Indeed, the most remarkable difference between this book and The Shining may be just how much King has chosen to expand the narrative universe of Danny Torrance. The horror of Jack Torrance’s descent into parricidal madness came in part from something like claustrophobia; King misses no opportunity in The Shining to remind us that the Torrance family is snowbound and, due to the hotel’s hypnotic machinations, almost completely isolated when Jack destroys the radio and snowmobile. Doctor Sleep, by contrast, is wide open: expansive in its physical setting, noisy with interlopers, and “connected” by modern technologies (not to mention psychic ones) in ways that the Overlook’s “manager” would never have countenanced. Thanks to this capaciousness, the novel does not envelop us in the same cocoon of fevered anxiety we felt when the roque mallet pounded down the hall. Doctor Sleep’s anxiety lies elsewhere, in nondescript American spaces—interstates, campgrounds, rest stops, strip malls, motels. It might be too much to say that I left this desolate landscape with a new agoraphobia, but I’m sure I will never look at an RV park in quite the same way again.

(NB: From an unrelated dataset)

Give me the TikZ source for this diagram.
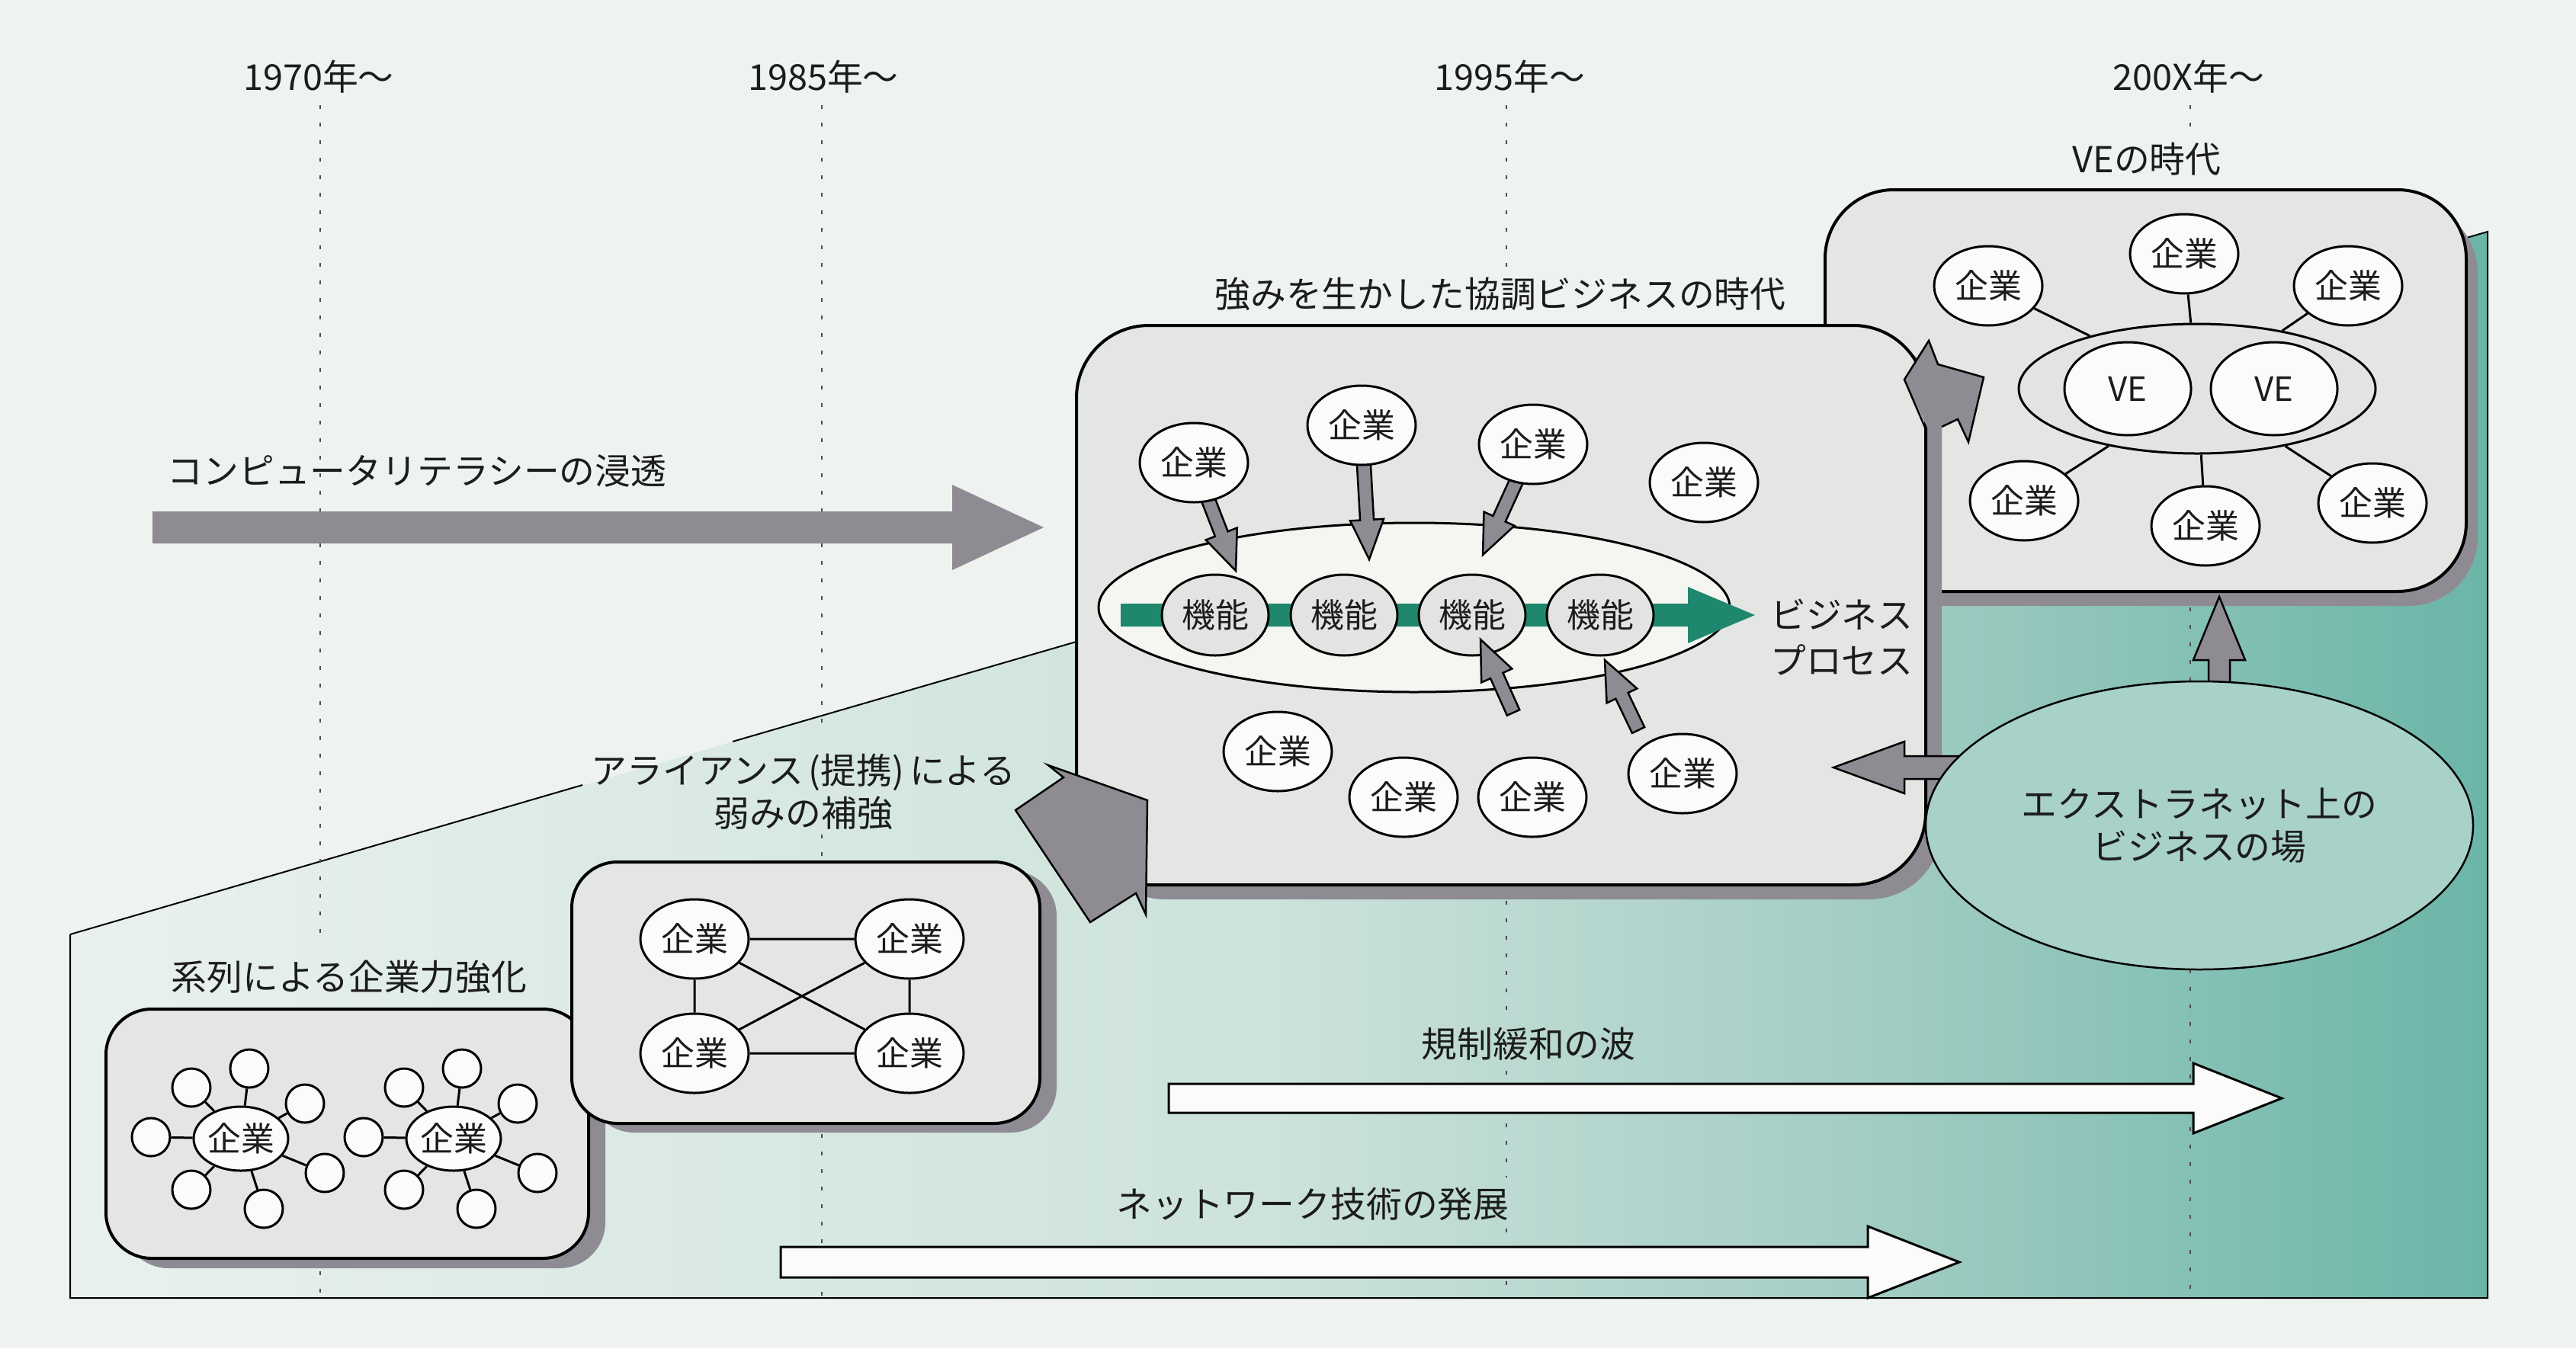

Readers who haven’t yet visited the Overlook—the Kubrick movie doesn’t count, for reasons King himself is perfectly happy to explain—will likely find Doctor Sleep thin in places. It takes place in the ruins of The Shining and uses those old stones freely in the construction of its own edifice. I point this out not to warn the uninitiated away but rather to invite such readers to treat the books, like I did, as a kind of thematic diptych: The stories presented on either side echo each other seductively—watch for “the red death”— but they offer enjoyable contrasts as well. Where The Shining is visceral, Doctor Sleep is thoughtful. Where the nature of Jack Torrance’s evil—how much is innate and how much pumped in?—is uncertain, the True Knot are allowed almost zero humanity. Where the first book is about a family rent asunder, the sequel is about a family expanded and strengthened. To compare the two is to see an artist masterfully complementing his own work.
One final similarity: Both Doctor Sleep and The Shining are largely concerned with the perils of misestimation. Characters struggle and often fail to measure such essential qualities as self-control, power, shame, wisdom, courage, understanding—even the limits of life itself. But as King reminds us at the end of his new book, failures of judgment can also have unanticipated benefits—as when locked-away pain becomes an unexpected ally, or when people who seemed hopelessly lost surprise you with their capacity for redemption. When one thinks of King, it’s easy to imagine a mind darkened by decades spent with the macabre. Doctor Sleep suggests that the most haunted souls can also shine the brightest with hope. Not a thought as indelible as REDRUM, perhaps, but something worth sleeping on.